One of our favorite things: Colorful specks in the Smokies

One of our favorite things: Colorful specks in the Smokies

This is peak season for hike-in trips in the Smokies. While there are almost endless possibilities for this in the park, we have a weak spot for brook trout this time of year. We have our favorite fly patterns, but almost anything will catch them.

Mike Bryant casts a dry fly in a Smoky Mountain brook trout stream

Mike Bryant casts a dry fly in a Smoky Mountain brook trout stream

This week we’ve been using Royal Stimulators, Parachute Adams, and Elkmont Ants in size #14. The only downer, if you could call it that, was we hooked into far more rainbow trout than usual. That’s really not a problem, but the stream we were fishing will only yield a few bows on a typical outing.

Not only is it peak season for specks in the backcountry, it’s also peak season for smallmouth bass. We’ve always wondered why smallies seem to be the redheaded stepchild of gamefish to many fly fishers. Heck, carp seem to get more respect at times!
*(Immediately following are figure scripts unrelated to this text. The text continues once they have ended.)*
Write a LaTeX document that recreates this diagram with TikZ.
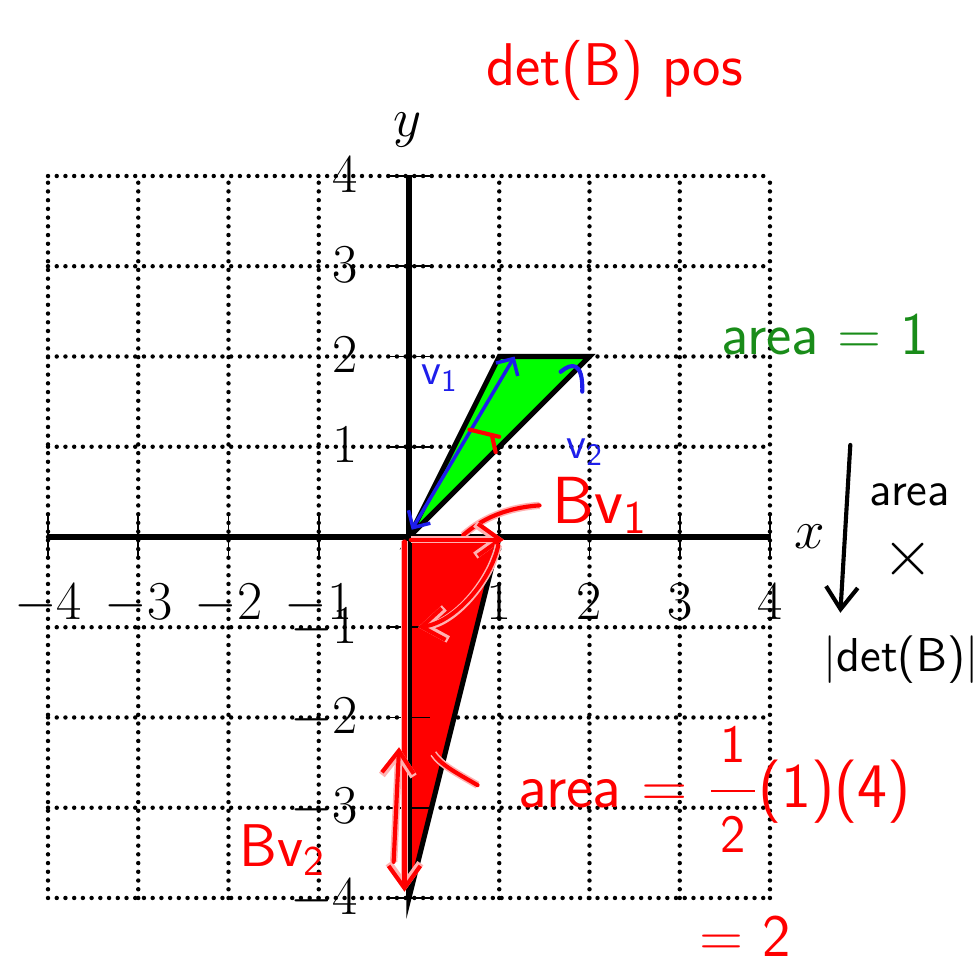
\documentclass[tikz,border=0pt]{standalone}
\usepackage{amsmath}
\usepackage{fontspec}
\usetikzlibrary{arrows.meta}
\definecolor{inkgreen}{RGB}{25,140,25}
\definecolor{inkblue}{RGB}{30,30,235}

\begin{document}
\begin{tikzpicture}[
  gridline/.style={line width=1.4pt, line cap=round, dash pattern=on 0pt off 2.75pt},
  axis/.style={line width=1.6pt},
  tickmark/.style={line width=0.6pt},
  num/.style={font=\fontsize{16}{19}\selectfont, inner sep=0pt},
  hand/.style={font=\sffamily\fontsize{20}{24}\selectfont, inner sep=0pt},
  ink/.style={line width=1.3pt, line cap=round, line join=round},
  inkred/.style={ink, red, preaction={draw=white!70!red, line width=2.3pt}},
  tip/.style={-{Straight Barb[length=7pt,width=10pt]}}]
\useasboundingbox (-4.532,-4.787) rectangle (6.305,5.950);
\draw[gridline] (-4,-4) grid (4,4);
% triangles
\filldraw[axis, fill=green] (0,0) -- (1,2) -- (2,2) -- cycle;
\filldraw[axis, fill=red] (0,0) -- (1,0) -- (0,-4) -- cycle;
\draw[axis] (-4,0) -- (4,0);
\draw[axis] (0,-4) -- (0,4);
\foreach \k in {-4,...,-1,1,2,3,4} {
  \draw[tickmark] (\k,-0.23) -- (\k,0.23);
  \draw[tickmark] (-0.23,\k) -- (0.23,\k);
  \node[num, anchor=base] (xl\k) at (\k,-0.91) {$\k$};
  \node[num, anchor=base east] (yl\k) at (-0.56,\k-0.18) {$\k$};
}
\node[num] (xlab) at (4.44,0) {$x$};
\node[num] (ylab) at (-0.02,4.51) {$y$};
% notes
\node[hand, red, font=\sffamily\fontsize{19}{23}\selectfont] (detpos) at (2.28,5.17) {det(B) pos};
\node[hand, inkgreen, font=\sffamily\fontsize{19}{23}\selectfont] (areaone) at (4.61,2.24) {area = 1};
\node[hand, inkblue, font=\sffamily\fontsize{14}{17}\selectfont] (vone) at (0.34,1.76) {v\textsubscript{1}};
\node[hand, inkblue, font=\sffamily\fontsize{14}{17}\selectfont] (vtwo) at (1.95,0.94) {v\textsubscript{2}};
\node[hand, red, font=\sffamily\fontsize{21}{25}\selectfont] (bvone) at (2.12,0.35) {Bv\textsubscript{1}};
\node[hand, red, font=\sffamily\fontsize{19}{23}\selectfont] (bvtwo) at (-1.40,-3.47) {Bv\textsubscript{2}};
\node[hand, font=\sffamily\fontsize{15}{18}\selectfont] (areablk) at (5.55,0.47) {area};
\node[hand] (times) at (5.53,-0.25) {$\times$};
\node[hand, font=\sffamily\fontsize{15}{18}\selectfont] (absdet) at (5.45,-1.36) {|det(B)|};
\node[hand, red] (areahalf) at (3.39,-2.80)
  {area = $\dfrac{\text{\fontsize{17}{20}\selectfont\,1\,}}{\text{\fontsize{17}{20}\selectfont\,2\,}}$(1)(4)};
\node[hand, red, font=\sffamily\fontsize{19}{23}\selectfont] (equaltwo) at (3.72,-4.42) {= 2};
% strokes
\draw[ink, tip] (4.89,1.02) -- (4.78,-0.84);
\draw[ink, inkblue, line width=1.1pt, {Straight Barb[length=4pt]}-{Straight Barb[length=4pt]}] (0.03,0.08) -- (1.17,2.0);
\draw[ink, inkblue] (1.68,1.83) .. controls (1.8,1.93) and (1.93,1.95) .. (1.92,1.61);
\draw[ink, red] (0.67,1.19) -- (1.0,1.11);
\draw[ink, red] (0.92,1.12) -- (0.96,0.94);
\draw[inkred] ([xshift=-4pt]bvone.west) .. controls (1.0,0.32) and (0.75,0.15) .. (0.6,0.02);
\draw[inkred, tip] (0.02,-0.03) -- (1.05,-0.03);
\draw[inkred, tip] (0.99,-0.09) .. controls (0.9,-0.5) and (0.5,-0.95) .. (0.1,-1.0);
\draw[inkred, tip] (-0.05,-0.05) -- (-0.05,-3.93);
\draw[inkred, tip] (-0.17,-3.6) -- (-0.11,-2.33);
\draw[inkred] (0.27,-2.40) .. controls (0.35,-2.52) and (0.5,-2.6) .. (0.76,-2.75);
\end{tikzpicture}
\end{document}
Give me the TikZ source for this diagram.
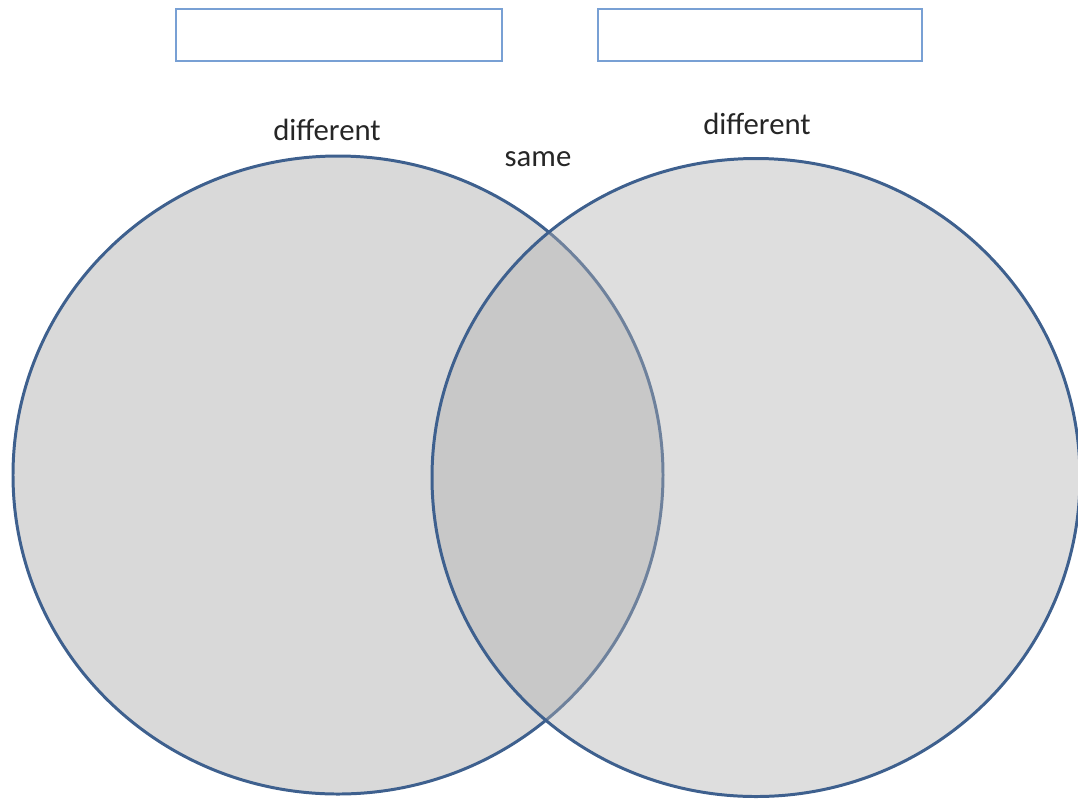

Smallies are looking up and we're getting them on poppers.

Smallies are looking up and we're getting them on poppers.

Water conditions are great on Little River and the Pigeon River for smallies right now. The Pigeon was a bit off color last week, but it’s gotten quite a bit clearer this week. Little River is also fishing extremely well from Townsend down to Maryville as well. Most fly fishers bypass thes fish for trout higher up, but we’ll often skip the more crowded trout streams this time of year for more solitude (and stronger fish) further down the river.

Streamers are working well in the riffles right now, but we have a tough time taking the popper off. Use a bigger popper if you want to keep the panfish off, but they’re pretty fun too! We’re using #8-10 poppers most frequently, but moving up to #4-6 when we feel like some real mean smallies are in the vicinity.